SHORT EXERCISE: Skip the pictures. Transcribe the rest of the data below without changing a word.

[start DATASET CONTENT]

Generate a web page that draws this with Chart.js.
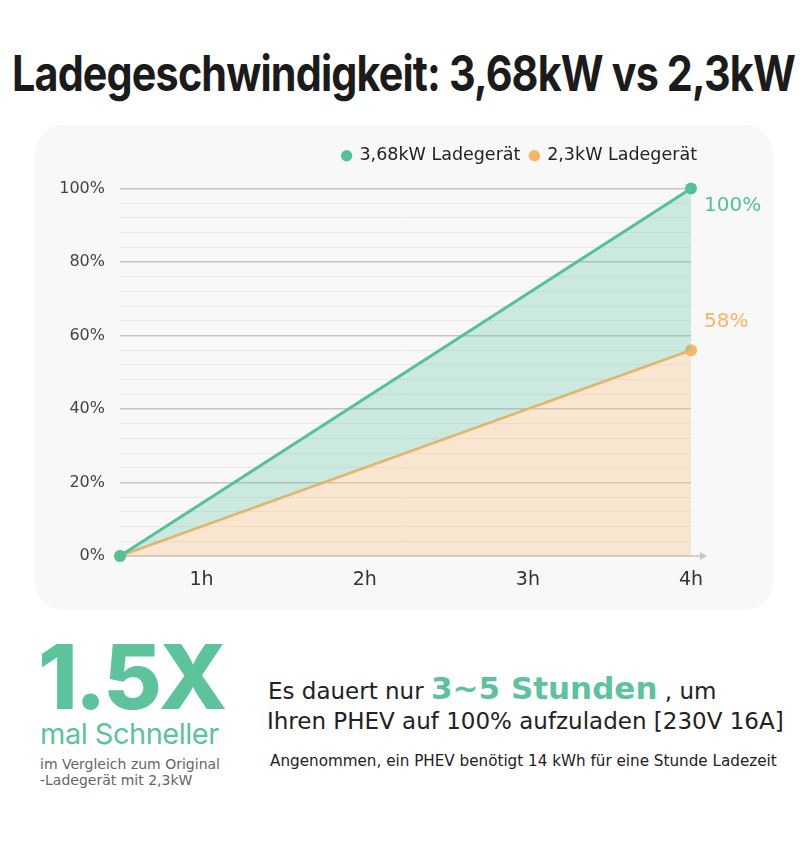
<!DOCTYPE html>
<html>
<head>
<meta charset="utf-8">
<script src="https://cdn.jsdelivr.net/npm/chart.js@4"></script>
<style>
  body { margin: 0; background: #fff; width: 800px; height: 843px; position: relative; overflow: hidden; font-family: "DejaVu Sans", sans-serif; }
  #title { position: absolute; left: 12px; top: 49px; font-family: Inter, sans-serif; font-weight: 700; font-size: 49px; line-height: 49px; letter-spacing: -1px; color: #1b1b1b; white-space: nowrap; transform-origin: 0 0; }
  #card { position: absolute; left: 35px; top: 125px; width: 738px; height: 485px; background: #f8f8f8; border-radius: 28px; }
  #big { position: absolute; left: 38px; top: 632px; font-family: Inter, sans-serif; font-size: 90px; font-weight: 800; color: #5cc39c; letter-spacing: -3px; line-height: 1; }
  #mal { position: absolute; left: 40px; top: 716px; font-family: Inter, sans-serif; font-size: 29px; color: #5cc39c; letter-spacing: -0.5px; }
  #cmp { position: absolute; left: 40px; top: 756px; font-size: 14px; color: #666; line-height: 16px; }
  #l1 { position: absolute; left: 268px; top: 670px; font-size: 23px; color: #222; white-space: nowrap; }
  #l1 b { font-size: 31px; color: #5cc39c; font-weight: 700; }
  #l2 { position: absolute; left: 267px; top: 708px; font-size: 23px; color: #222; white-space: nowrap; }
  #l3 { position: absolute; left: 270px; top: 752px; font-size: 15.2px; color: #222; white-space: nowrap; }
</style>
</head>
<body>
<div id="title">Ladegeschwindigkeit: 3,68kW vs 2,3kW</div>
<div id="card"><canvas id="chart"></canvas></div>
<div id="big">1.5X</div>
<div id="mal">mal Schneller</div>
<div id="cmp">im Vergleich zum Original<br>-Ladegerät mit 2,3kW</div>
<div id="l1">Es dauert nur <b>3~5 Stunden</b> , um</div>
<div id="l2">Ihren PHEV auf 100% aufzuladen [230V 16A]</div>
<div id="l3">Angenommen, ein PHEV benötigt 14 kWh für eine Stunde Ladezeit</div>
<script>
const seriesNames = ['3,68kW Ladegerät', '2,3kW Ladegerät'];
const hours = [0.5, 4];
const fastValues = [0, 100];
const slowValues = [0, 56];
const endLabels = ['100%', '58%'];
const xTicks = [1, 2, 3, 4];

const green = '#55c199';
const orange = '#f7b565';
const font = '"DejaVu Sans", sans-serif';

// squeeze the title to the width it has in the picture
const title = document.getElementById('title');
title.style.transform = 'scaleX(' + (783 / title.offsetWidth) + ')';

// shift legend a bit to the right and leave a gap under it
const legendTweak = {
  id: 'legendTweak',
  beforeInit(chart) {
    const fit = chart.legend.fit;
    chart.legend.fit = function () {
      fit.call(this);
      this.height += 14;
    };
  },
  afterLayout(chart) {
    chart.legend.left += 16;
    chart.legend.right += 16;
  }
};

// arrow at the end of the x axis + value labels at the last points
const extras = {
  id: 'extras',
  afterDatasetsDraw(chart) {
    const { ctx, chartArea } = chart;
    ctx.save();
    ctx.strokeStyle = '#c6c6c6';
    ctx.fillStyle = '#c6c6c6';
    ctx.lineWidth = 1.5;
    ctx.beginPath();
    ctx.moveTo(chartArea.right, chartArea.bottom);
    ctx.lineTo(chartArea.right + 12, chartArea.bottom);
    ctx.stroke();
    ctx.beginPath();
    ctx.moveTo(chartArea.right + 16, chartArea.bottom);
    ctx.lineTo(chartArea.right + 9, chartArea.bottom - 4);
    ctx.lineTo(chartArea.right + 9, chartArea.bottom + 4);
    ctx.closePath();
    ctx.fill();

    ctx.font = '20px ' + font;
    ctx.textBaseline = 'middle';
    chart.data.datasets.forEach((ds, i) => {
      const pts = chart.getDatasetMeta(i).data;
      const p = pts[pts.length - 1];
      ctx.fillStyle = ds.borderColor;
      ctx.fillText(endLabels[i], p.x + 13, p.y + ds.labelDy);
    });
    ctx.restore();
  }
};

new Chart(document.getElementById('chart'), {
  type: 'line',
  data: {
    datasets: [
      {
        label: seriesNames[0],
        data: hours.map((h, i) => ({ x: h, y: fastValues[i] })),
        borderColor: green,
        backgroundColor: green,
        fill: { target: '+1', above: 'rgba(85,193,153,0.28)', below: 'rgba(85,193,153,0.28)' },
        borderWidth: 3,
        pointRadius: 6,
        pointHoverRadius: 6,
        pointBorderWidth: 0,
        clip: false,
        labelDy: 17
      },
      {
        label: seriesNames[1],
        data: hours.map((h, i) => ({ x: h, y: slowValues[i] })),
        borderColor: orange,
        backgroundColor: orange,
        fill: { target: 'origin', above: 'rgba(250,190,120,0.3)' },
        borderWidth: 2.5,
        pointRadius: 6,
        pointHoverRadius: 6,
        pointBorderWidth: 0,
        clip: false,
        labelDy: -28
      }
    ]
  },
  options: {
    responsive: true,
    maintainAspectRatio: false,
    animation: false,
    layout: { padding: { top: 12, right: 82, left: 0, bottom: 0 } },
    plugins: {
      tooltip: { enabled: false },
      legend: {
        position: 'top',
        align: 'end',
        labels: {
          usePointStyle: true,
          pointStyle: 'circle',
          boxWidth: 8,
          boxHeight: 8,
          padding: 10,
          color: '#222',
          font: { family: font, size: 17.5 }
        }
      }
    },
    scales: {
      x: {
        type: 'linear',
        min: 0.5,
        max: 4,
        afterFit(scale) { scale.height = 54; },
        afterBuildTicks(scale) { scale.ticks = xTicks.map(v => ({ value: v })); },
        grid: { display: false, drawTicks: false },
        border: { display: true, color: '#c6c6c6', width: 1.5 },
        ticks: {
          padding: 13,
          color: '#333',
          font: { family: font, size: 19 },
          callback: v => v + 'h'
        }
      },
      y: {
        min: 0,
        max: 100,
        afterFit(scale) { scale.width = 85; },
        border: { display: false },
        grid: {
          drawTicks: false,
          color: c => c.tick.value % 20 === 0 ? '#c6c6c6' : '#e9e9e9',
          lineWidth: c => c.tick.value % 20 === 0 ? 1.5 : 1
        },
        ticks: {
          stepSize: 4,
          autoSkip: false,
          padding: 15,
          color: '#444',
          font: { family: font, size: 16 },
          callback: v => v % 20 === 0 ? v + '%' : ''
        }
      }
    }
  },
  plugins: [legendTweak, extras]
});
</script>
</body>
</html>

[end DATASET CONTENT]

FULL ANSWER:
Generate a web page that draws this with Chart.js.
<!DOCTYPE html>
<html>
<head>
<meta charset="utf-8">
<script src="https://cdn.jsdelivr.net/npm/chart.js@4"></script>
<style>
  body { margin: 0; background: #fff; width: 800px; height: 843px; position: relative; overflow: hidden; font-family: "DejaVu Sans", sans-serif; }
  #title { position: absolute; left: 12px; top: 49px; font-family: Inter, sans-serif; font-weight: 700; font-size: 49px; line-height: 49px; letter-spacing: -1px; color: #1b1b1b; white-space: nowrap; transform-origin: 0 0; }
  #card { position: absolute; left: 35px; top: 125px; width: 738px; height: 485px; background: #f8f8f8; border-radius: 28px; }
  #big { position: absolute; left: 38px; top: 632px; font-family: Inter, sans-serif; font-size: 90px; font-weight: 800; color: #5cc39c; letter-spacing: -3px; line-height: 1; }
  #mal { position: absolute; left: 40px; top: 716px; font-family: Inter, sans-serif; font-size: 29px; color: #5cc39c; letter-spacing: -0.5px; }
  #cmp { position: absolute; left: 40px; top: 756px; font-size: 14px; color: #666; line-height: 16px; }
  #l1 { position: absolute; left: 268px; top: 670px; font-size: 23px; color: #222; white-space: nowrap; }
  #l1 b { font-size: 31px; color: #5cc39c; font-weight: 700; }
  #l2 { position: absolute; left: 267px; top: 708px; font-size: 23px; color: #222; white-space: nowrap; }
  #l3 { position: absolute; left: 270px; top: 752px; font-size: 15.2px; color: #222; white-space: nowrap; }
</style>
</head>
<body>
<div id="title">Ladegeschwindigkeit: 3,68kW vs 2,3kW</div>
<div id="card"><canvas id="chart"></canvas></div>
<div id="big">1.5X</div>
<div id="mal">mal Schneller</div>
<div id="cmp">im Vergleich zum Original<br>-Ladegerät mit 2,3kW</div>
<div id="l1">Es dauert nur <b>3~5 Stunden</b> , um</div>
<div id="l2">Ihren PHEV auf 100% aufzuladen [230V 16A]</div>
<div id="l3">Angenommen, ein PHEV benötigt 14 kWh für eine Stunde Ladezeit</div>
<script>
const seriesNames = ['3,68kW Ladegerät', '2,3kW Ladegerät'];
const hours = [0.5, 4];
const fastValues = [0, 100];
const slowValues = [0, 56];
const endLabels = ['100%', '58%'];
const xTicks = [1, 2, 3, 4];

const green = '#55c199';
const orange = '#f7b565';
const font = '"DejaVu Sans", sans-serif';

// squeeze the title to the width it has in the picture
const title = document.getElementById('title');
title.style.transform = 'scaleX(' + (783 / title.offsetWidth) + ')';

// shift legend a bit to the right and leave a gap under it
const legendTweak = {
  id: 'legendTweak',
  beforeInit(chart) {
    const fit = chart.legend.fit;
    chart.legend.fit = function () {
      fit.call(this);
      this.height += 14;
    };
  },
  afterLayout(chart) {
    chart.legend.left += 16;
    chart.legend.right += 16;
  }
};

// arrow at the end of the x axis + value labels at the last points
const extras = {
  id: 'extras',
  afterDatasetsDraw(chart) {
    const { ctx, chartArea } = chart;
    ctx.save();
    ctx.strokeStyle = '#c6c6c6';
    ctx.fillStyle = '#c6c6c6';
    ctx.lineWidth = 1.5;
    ctx.beginPath();
    ctx.moveTo(chartArea.right, chartArea.bottom);
    ctx.lineTo(chartArea.right + 12, chartArea.bottom);
    ctx.stroke();
    ctx.beginPath();
    ctx.moveTo(chartArea.right + 16, chartArea.bottom);
    ctx.lineTo(chartArea.right + 9, chartArea.bottom - 4);
    ctx.lineTo(chartArea.right + 9, chartArea.bottom + 4);
    ctx.closePath();
    ctx.fill();

    ctx.font = '20px ' + font;
    ctx.textBaseline = 'middle';
    chart.data.datasets.forEach((ds, i) => {
      const pts = chart.getDatasetMeta(i).data;
      const p = pts[pts.length - 1];
      ctx.fillStyle = ds.borderColor;
      ctx.fillText(endLabels[i], p.x + 13, p.y + ds.labelDy);
    });
    ctx.restore();
  }
};

new Chart(document.getElementById('chart'), {
  type: 'line',
  data: {
    datasets: [
      {
        label: seriesNames[0],
        data: hours.map((h, i) => ({ x: h, y: fastValues[i] })),
        borderColor: green,
        backgroundColor: green,
        fill: { target: '+1', above: 'rgba(85,193,153,0.28)', below: 'rgba(85,193,153,0.28)' },
        borderWidth: 3,
        pointRadius: 6,
        pointHoverRadius: 6,
        pointBorderWidth: 0,
        clip: false,
        labelDy: 17
      },
      {
        label: seriesNames[1],
        data: hours.map((h, i) => ({ x: h, y: slowValues[i] })),
        borderColor: orange,
        backgroundColor: orange,
        fill: { target: 'origin', above: 'rgba(250,190,120,0.3)' },
        borderWidth: 2.5,
        pointRadius: 6,
        pointHoverRadius: 6,
        pointBorderWidth: 0,
        clip: false,
        labelDy: -28
      }
    ]
  },
  options: {
    responsive: true,
    maintainAspectRatio: false,
    animation: false,
    layout: { padding: { top: 12, right: 82, left: 0, bottom: 0 } },
    plugins: {
      tooltip: { enabled: false },
      legend: {
        position: 'top',
        align: 'end',
        labels: {
          usePointStyle: true,
          pointStyle: 'circle',
          boxWidth: 8,
          boxHeight: 8,
          padding: 10,
          color: '#222',
          font: { family: font, size: 17.5 }
        }
      }
    },
    scales: {
      x: {
        type: 'linear',
        min: 0.5,
        max: 4,
        afterFit(scale) { scale.height = 54; },
        afterBuildTicks(scale) { scale.ticks = xTicks.map(v => ({ value: v })); },
        grid: { display: false, drawTicks: false },
        border: { display: true, color: '#c6c6c6', width: 1.5 },
        ticks: {
          padding: 13,
          color: '#333',
          font: { family: font, size: 19 },
          callback: v => v + 'h'
        }
      },
      y: {
        min: 0,
        max: 100,
        afterFit(scale) { scale.width = 85; },
        border: { display: false },
        grid: {
          drawTicks: false,
          color: c => c.tick.value % 20 === 0 ? '#c6c6c6' : '#e9e9e9',
          lineWidth: c => c.tick.value % 20 === 0 ? 1.5 : 1
        },
        ticks: {
          stepSize: 4,
          autoSkip: false,
          padding: 15,
          color: '#444',
          font: { family: font, size: 16 },
          callback: v => v % 20 === 0 ? v + '%' : ''
        }
      }
    }
  },
  plugins: [legendTweak, extras]
});
</script>
</body>
</html>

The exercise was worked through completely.